-- EXTRACTED INFORMATION --
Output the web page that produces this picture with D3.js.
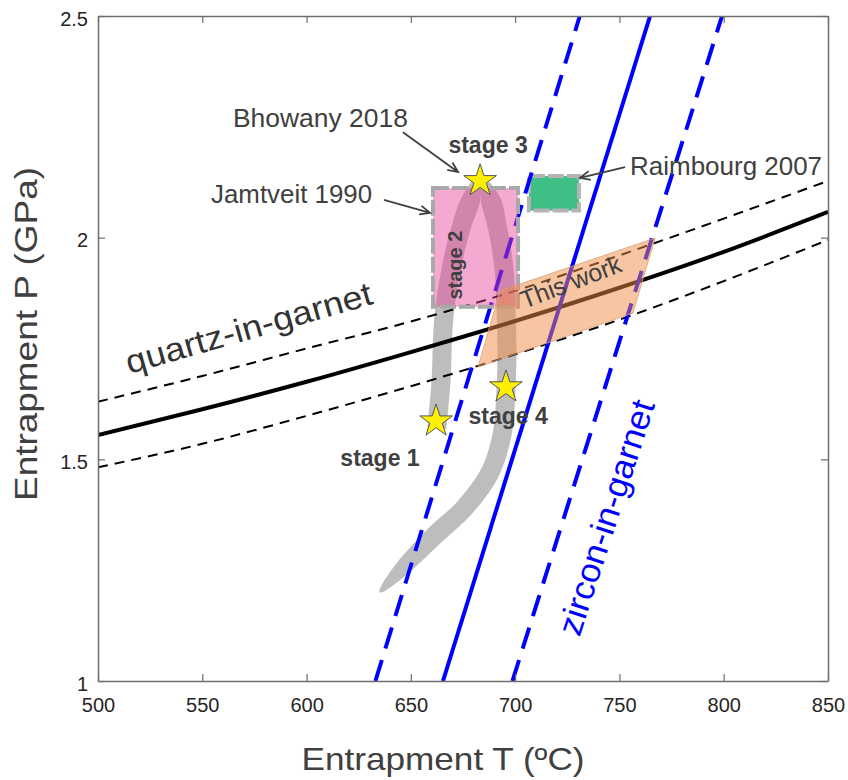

--

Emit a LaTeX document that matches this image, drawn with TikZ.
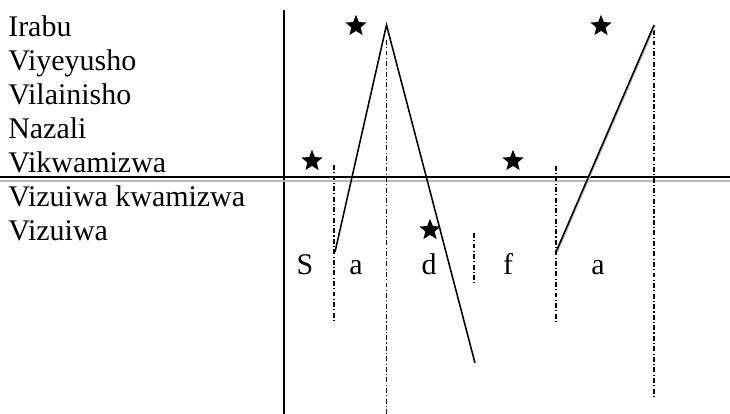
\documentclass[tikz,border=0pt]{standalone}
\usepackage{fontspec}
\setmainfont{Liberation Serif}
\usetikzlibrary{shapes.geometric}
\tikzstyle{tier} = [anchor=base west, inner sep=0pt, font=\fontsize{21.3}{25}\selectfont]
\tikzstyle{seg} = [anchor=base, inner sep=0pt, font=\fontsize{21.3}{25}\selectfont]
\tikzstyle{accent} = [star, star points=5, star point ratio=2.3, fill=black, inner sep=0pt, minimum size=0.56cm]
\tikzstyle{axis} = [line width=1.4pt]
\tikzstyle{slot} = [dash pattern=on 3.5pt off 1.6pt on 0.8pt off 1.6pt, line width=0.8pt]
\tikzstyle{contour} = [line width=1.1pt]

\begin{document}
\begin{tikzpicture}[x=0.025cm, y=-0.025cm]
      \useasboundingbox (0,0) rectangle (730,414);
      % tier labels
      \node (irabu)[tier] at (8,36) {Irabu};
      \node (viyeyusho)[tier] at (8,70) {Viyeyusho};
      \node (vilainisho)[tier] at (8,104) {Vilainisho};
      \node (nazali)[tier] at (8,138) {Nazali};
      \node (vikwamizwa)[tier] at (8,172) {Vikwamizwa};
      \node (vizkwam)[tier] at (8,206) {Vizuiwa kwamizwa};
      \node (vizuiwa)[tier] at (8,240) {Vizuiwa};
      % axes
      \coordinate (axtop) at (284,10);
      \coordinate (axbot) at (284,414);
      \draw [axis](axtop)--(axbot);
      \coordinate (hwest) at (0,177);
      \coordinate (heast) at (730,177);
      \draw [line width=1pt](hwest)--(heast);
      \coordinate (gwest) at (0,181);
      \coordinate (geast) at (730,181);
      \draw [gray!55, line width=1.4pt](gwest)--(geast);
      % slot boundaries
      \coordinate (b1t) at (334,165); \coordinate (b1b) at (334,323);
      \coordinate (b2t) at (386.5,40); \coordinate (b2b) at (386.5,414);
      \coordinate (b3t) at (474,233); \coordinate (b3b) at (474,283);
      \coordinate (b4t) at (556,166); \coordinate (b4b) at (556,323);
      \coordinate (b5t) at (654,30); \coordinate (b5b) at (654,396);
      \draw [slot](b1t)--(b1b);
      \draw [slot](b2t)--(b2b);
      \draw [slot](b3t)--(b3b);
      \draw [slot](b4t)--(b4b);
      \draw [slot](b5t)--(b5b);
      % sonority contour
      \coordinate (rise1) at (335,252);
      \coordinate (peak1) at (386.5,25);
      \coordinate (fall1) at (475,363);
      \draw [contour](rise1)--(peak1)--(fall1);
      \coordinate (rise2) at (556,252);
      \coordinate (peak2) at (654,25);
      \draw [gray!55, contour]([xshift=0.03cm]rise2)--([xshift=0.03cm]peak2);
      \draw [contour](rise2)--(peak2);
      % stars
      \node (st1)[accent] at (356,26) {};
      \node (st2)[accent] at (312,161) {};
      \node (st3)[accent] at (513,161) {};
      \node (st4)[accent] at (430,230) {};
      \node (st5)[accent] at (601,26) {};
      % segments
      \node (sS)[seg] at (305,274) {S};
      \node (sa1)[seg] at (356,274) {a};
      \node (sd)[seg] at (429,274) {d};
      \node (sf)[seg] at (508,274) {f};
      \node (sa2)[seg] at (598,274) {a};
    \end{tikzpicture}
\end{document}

--

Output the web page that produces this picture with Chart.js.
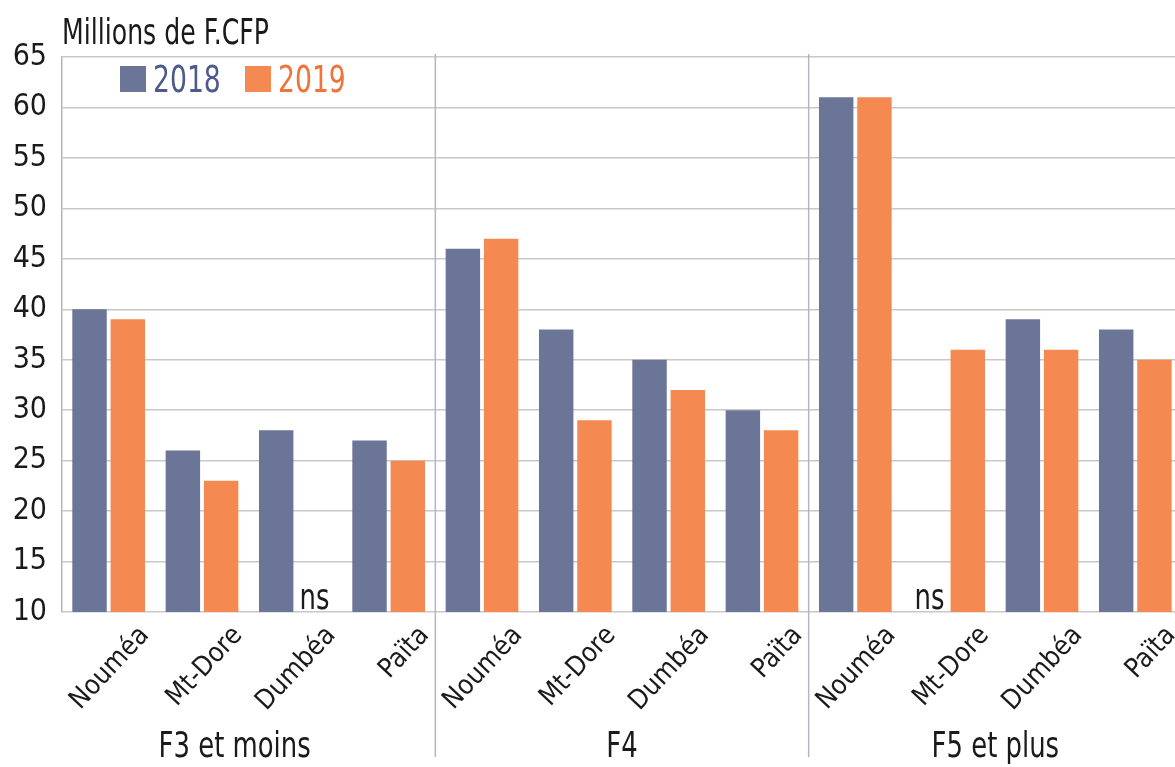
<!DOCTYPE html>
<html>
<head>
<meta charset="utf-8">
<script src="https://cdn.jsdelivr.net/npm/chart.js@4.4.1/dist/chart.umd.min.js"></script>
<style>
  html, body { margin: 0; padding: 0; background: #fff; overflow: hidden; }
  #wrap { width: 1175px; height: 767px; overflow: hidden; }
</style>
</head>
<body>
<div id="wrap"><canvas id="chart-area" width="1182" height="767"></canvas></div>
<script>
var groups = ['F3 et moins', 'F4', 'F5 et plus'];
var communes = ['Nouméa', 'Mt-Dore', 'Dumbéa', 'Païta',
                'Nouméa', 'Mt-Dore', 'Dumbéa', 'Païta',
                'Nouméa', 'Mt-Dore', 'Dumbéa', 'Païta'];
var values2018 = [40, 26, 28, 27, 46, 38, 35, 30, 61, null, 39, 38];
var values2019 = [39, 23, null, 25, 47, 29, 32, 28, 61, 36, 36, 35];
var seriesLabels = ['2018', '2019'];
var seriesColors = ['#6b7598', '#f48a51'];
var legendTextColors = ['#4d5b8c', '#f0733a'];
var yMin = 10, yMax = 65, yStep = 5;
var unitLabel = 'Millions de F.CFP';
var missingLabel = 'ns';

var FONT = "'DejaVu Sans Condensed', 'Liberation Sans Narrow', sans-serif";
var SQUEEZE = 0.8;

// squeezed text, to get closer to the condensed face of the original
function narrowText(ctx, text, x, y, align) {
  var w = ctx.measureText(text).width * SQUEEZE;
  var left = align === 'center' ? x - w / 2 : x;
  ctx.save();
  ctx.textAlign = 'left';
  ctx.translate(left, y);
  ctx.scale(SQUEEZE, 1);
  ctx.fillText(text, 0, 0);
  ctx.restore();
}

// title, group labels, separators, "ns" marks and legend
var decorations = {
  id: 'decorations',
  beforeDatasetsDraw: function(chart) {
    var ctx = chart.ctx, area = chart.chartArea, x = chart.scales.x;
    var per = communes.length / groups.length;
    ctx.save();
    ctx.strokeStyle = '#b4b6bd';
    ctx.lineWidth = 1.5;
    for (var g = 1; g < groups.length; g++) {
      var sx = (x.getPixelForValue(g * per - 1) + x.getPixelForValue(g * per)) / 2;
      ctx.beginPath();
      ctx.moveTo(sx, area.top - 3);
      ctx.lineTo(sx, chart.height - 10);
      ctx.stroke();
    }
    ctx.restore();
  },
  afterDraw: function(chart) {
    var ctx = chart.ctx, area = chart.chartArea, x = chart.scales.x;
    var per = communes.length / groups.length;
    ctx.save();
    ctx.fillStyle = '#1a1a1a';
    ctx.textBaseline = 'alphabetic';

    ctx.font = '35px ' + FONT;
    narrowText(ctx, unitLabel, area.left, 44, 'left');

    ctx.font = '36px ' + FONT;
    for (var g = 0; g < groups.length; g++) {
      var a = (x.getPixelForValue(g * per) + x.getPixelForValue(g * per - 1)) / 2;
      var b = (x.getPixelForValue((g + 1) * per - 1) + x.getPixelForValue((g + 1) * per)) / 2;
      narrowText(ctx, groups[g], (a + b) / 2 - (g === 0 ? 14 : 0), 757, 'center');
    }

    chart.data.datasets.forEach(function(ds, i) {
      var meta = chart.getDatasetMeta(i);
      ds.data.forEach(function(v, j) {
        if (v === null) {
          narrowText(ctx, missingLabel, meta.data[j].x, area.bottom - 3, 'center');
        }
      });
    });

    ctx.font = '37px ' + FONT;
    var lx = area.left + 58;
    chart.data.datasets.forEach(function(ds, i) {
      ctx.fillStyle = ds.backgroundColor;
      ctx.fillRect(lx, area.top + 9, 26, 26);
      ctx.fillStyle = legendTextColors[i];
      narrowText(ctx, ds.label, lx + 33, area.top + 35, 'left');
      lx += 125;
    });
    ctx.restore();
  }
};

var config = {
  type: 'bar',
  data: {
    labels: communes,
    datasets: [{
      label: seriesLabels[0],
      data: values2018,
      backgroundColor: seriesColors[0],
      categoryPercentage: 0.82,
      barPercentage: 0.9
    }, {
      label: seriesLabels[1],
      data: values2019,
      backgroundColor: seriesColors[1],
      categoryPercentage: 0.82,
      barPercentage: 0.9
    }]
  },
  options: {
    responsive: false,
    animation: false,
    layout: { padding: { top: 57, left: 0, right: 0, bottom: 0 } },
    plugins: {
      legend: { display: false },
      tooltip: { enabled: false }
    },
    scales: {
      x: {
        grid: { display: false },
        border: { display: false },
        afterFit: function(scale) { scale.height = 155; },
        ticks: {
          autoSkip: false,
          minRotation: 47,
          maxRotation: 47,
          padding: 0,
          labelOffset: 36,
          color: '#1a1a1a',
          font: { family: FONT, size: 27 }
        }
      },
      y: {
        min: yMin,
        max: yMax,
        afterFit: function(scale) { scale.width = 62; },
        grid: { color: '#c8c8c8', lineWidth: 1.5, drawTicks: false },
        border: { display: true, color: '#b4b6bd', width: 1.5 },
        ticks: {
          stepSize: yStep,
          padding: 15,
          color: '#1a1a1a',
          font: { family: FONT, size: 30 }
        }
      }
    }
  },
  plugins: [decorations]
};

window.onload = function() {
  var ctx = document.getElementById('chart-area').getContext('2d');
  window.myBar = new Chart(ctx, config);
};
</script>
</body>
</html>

-- GIVEN PROBLEM --
Copy all the lines above that hold the string "produces".

-- RESPONSE TO THE TASK --
Output the web page that produces this picture with D3.js.
Output the web page that produces this picture with Chart.js.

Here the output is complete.